Glenn Borchardt said...

Comment 20140812 god particle

god particle:

So glad to hear from you. According to my assumptions, you were not supposed to exist. Oh well, at least you have lower case humility…

About that v squared stuff… Remember that for describing the motion of a microcosm travelling through “empty space” we use only one v in the matter-motion term for momentum:

P = mv

Doubling the velocity would double the momentum. Your intuition about hitting a wall “twice as hard” would be correct only if the “wall” was “empty space.” Once the macrocosm contains something to hit, everything changes. The velocity of the microcosm has to decrease from v to 0. During that interval, the average velocity will be: (v + 0)/2 = ½ v. We then must describe the motion of the microcosm and its rapid decrease to zero with a different matter-motion term: kinetic energy:

E = mv (½ v) = ½ mv^2

The microcosm travelling through “empty space” thus has motion we can describe either as momentum or energy. In either case, we must hold fast to the Fifth Assumption of Science, conservation (Matter and the motion of matter can be neither created nor destroyed) and the Fourth Assumption of Science, inseparability (Just as there is no motion without matter, so there is no matter without motion). In the momentum situation, it is clear that both assumptions hold as the microcosm passes from left to right through “empty space.” The momentum and kinetic energy of the microcosm remain unchanged.

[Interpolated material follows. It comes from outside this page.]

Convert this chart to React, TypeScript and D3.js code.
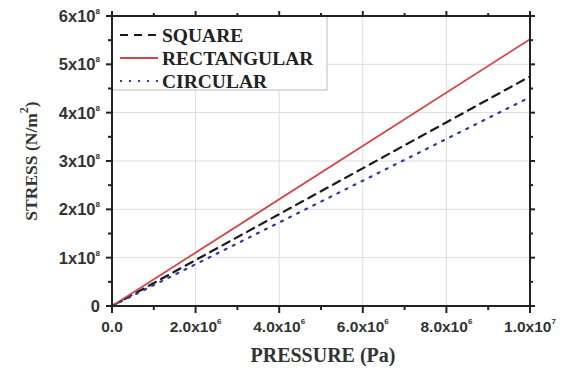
import React from 'react';
import * as d3 from 'd3';

// pressure (Pa) vs stress (N/m^2), straight lines through the origin
const pressure = [0, 1e7];
const squareStress = [0, 4.75e8];
const rectStress = [0, 5.52e8];
const circStress = [0, 4.32e8];

const yTicks = [0, 1e8, 2e8, 3e8, 4e8, 5e8, 6e8];
const yTickBase = ['0', '1x10', '2x10', '3x10', '4x10', '5x10', '6x10'];
const yTickExp = ['', '8', '8', '8', '8', '8', '8'];
const xTicks = [0, 2e6, 4e6, 6e6, 8e6, 1e7];
const xTickBase = ['0.0', '2.0x10', '4.0x10', '6.0x10', '8.0x10', '1.0x10'];
const xTickExp = ['', '6', '6', '6', '6', '7'];

const seriesNames = ['SQUARE', 'RECTANGULAR', 'CIRCULAR'];
const seriesValues = [squareStress, rectStress, circStress];
const seriesColors = ['#1a1a1a', '#d0474a', '#2c3d96'];
const seriesDash = ['8,6', 'none', '2,7'];

const W = 563, H = 372;
const margin = { top: 16, right: 33, bottom: 66, left: 112 };
const tickFont = 'Arial, "Liberation Sans", sans-serif';
const titleFont = '"Liberation Serif", "Times New Roman", serif';

export default function App() {
    const x = d3.scaleLinear().domain([0, 1e7]).range([margin.left, W - margin.right]);
    const y = d3.scaleLinear().domain([0, 6e8]).range([H - margin.bottom, margin.top]);
    const [x0, x1] = x.range();
    const [y0, y1] = y.range();

    const line = d3.line<number>().x((_, i) => x(pressure[i])).y(d => y(d));

    const xMinor = d3.range(1e6, 1e7, 2e6);
    const yMinor = d3.range(0.5e8, 6e8, 1e8);

    return (
        <svg width={W} height={H} style={{ position: 'absolute', left: 0, top: 0, background: '#fff' }}>
            {/* grid */}
            {xTicks.slice(1, -1).map(t => (
                <line key={'gx' + t} x1={x(t)} x2={x(t)} y1={y0} y2={y1} stroke="#dcdcdc" strokeWidth={1} />
            ))}
            {yTicks.slice(1, -1).map(t => (
                <line key={'gy' + t} x1={x0} x2={x1} y1={y(t)} y2={y(t)} stroke="#dcdcdc" strokeWidth={1} />
            ))}

            {/* legend */}
            <rect x={x0} y={y1} width={215} height={74} fill="#fff" stroke="#bbb" strokeWidth={1} />
            {seriesNames.map((name, i) => {
                const ly = 35 + i * 23;
                return (
                    <g key={name}>
                        <line x1={x0 + 8} x2={x0 + 46} y1={ly} y2={ly} stroke={seriesColors[i]}
                            strokeWidth={2.2} strokeDasharray={seriesDash[i]} />
                        <text x={x0 + 50} y={ly + 7} fontFamily={titleFont} fontWeight="bold" fontSize={19.5}
                            fill="#222">{name}</text>
                    </g>
                );
            })}

            {/* series */}
            {seriesValues.map((vals, i) => (
                <path key={seriesNames[i]} d={line(vals) || ''} fill="none" stroke={seriesColors[i]}
                    strokeWidth={i === 1 ? 1.8 : 2.2} strokeDasharray={seriesDash[i]} strokeLinecap="round" />
            ))}

            {/* frame */}
            <rect x={x0} y={y1} width={x1 - x0} height={y0 - y1} fill="none" stroke="#222" strokeWidth={2} />

            {/* x ticks bottom & top */}
            {xTicks.map(t => (
                <g key={'xt' + t}>
                    <line x1={x(t)} x2={x(t)} y1={y0} y2={y0 + 7} stroke="#222" strokeWidth={2} />
                    <line x1={x(t)} x2={x(t)} y1={y1} y2={y1 - 5} stroke="#222" strokeWidth={2} />
                </g>
            ))}
            {xMinor.map(t => (
                <g key={'xm' + t}>
                    <line x1={x(t)} x2={x(t)} y1={y0} y2={y0 + 4} stroke="#222" strokeWidth={2} />
                    <line x1={x(t)} x2={x(t)} y1={y1} y2={y1 - 3} stroke="#222" strokeWidth={2} />
                </g>
            ))}
            {/* y ticks left & right */}
            {yTicks.map(t => (
                <g key={'yt' + t}>
                    <line x1={x0 - 6} x2={x0} y1={y(t)} y2={y(t)} stroke="#222" strokeWidth={2} />
                    <line x1={x1} x2={x1 + 5} y1={y(t)} y2={y(t)} stroke="#222" strokeWidth={2} />
                </g>
            ))}
            {yMinor.map(t => (
                <g key={'ym' + t}>
                    <line x1={x0 - 4} x2={x0} y1={y(t)} y2={y(t)} stroke="#222" strokeWidth={2} />
                    <line x1={x1} x2={x1 + 3} y1={y(t)} y2={y(t)} stroke="#222" strokeWidth={2} />
                </g>
            ))}

            {/* y tick labels */}
            {yTicks.map((t, i) => (
                <text key={'yl' + t} x={x0 - 12} y={y(t) + 6} textAnchor="end" fontFamily={tickFont}
                    fontWeight="bold" fontSize={16.5} fill="#333">
                    {yTickBase[i]}
                    {yTickExp[i] && <tspan fontSize={8} dy={-8}>{yTickExp[i]}</tspan>}
                </text>
            ))}
            {/* x tick labels */}
            {xTicks.map((t, i) => (
                <text key={'xl' + t} x={x(t)} y={y0 + 26} textAnchor="middle" fontFamily={tickFont}
                    fontWeight="bold" fontSize={15.5} fill="#333">
                    {xTickBase[i]}
                    {xTickExp[i] && <tspan fontSize={8} dy={-8}>{xTickExp[i]}</tspan>}
                </text>
            ))}

            {/* axis titles */}
            <text x={(x0 + x1) / 2 + 2} y={362} textAnchor="middle" fontFamily={titleFont} fontWeight="bold"
                fontSize={20} fill="#333">PRESSURE (Pa)</text>
            <text transform={`translate(37,${(y0 + y1) / 2}) rotate(-90)`} textAnchor="middle" fontFamily={titleFont}
                fontWeight="bold" fontSize={17.5} fill="#333">
                STRESS (N/m<tspan fontSize={12} dy={-9}>2</tspan><tspan dy={9}>)</tspan>
            </text>
        </svg>
    );
}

When the macrocosm presents an impenetrable barrier, the motion of the microcosm stops. Whether calculated as either momentum, force, or kinetic energy, all will be reduced to zero during the collision when the velocity drops to zero. According to conservation, of course, that motion must go somewhere, perhaps as internal submicrocosmic motion of the microcosm and vibratory motion of the macrocosm. According to Newton’s Third Law of Motion, a decrease in velocity of the collider requires an equal and opposite increase in velocity of the collidee. If the microcosm was a vehicle, we would use the brakes to decrease its velocity to zero. The motion of the vehicle is transmitted to the brakes, tires, and pavement, generally appearing as the vibratory motion we call heat. Again, the second v shows up in the equation because we use it to calculate the displacement produced by the collision.

Anonymous said...

Ah, so why is Kinetic Energy proportional to the square of velocity? Well, I am not sure I can answer that, but i have had an interesting insight that shows if anything measures energy of motion "intuitively" it must be proportional to v^2.

Now by "intuitively" I mean that if I put 1 "oomph" of energy into generating movement in a Newtonian system, the system measures 1, and if I put another N "Oomphs" it measures N+1. All while conserving momentum (which is CRITICAL).

Consider the Oomph to be that energy of motion generated by splitting a unit mass into 2 halves, each travelling at 1 unit of speed. Let us make the further intuitive assumption that the amount of kinetic energy generated by an "Oomph" is proportional to the mass of the particle (this can be intuited by considering a big particle to be made of N small ones and assuming KE is additive).

Then at rest, we say (reasonably) that Kinetic Energy is 0.

After 1 Oomph (splitting of unit mass into 2 particles of 1/2u mass going at 1u velociy), let us define the Kinetic energy of this system to be 1, and since things are additive and symmetric, each particle has KE of 0.5.

Then let the right hand particle undergo a "Half Oomph", splitting it into 2 1/4 mass units with unit velocity (relative to its inertial frame). Now what is the energy of the system?

0.5 (left particle) + 0 (left of right particle) + energy of the right right particle.

BUT this must equal 1.5 if it is to conserve "Oomphs".

So the energy of the right right particle MUST be 1.

Assuming it is proportional to mass, we can say that IF it was mass 1, it would have KE of 4.

And we can carry on subividing the right hand particle and easily prove by induction that for all N, the KE of a unit mass particle travelling at speed N is N^2.

So if there IS an additive measure which measures "Oomphs" faithfully, it must increase on a particle as the square of its velocity, at last for integral values.

Once we have it for integers it is easy to extend it to rationals by considering smaller Oomphs than unit Oomphs.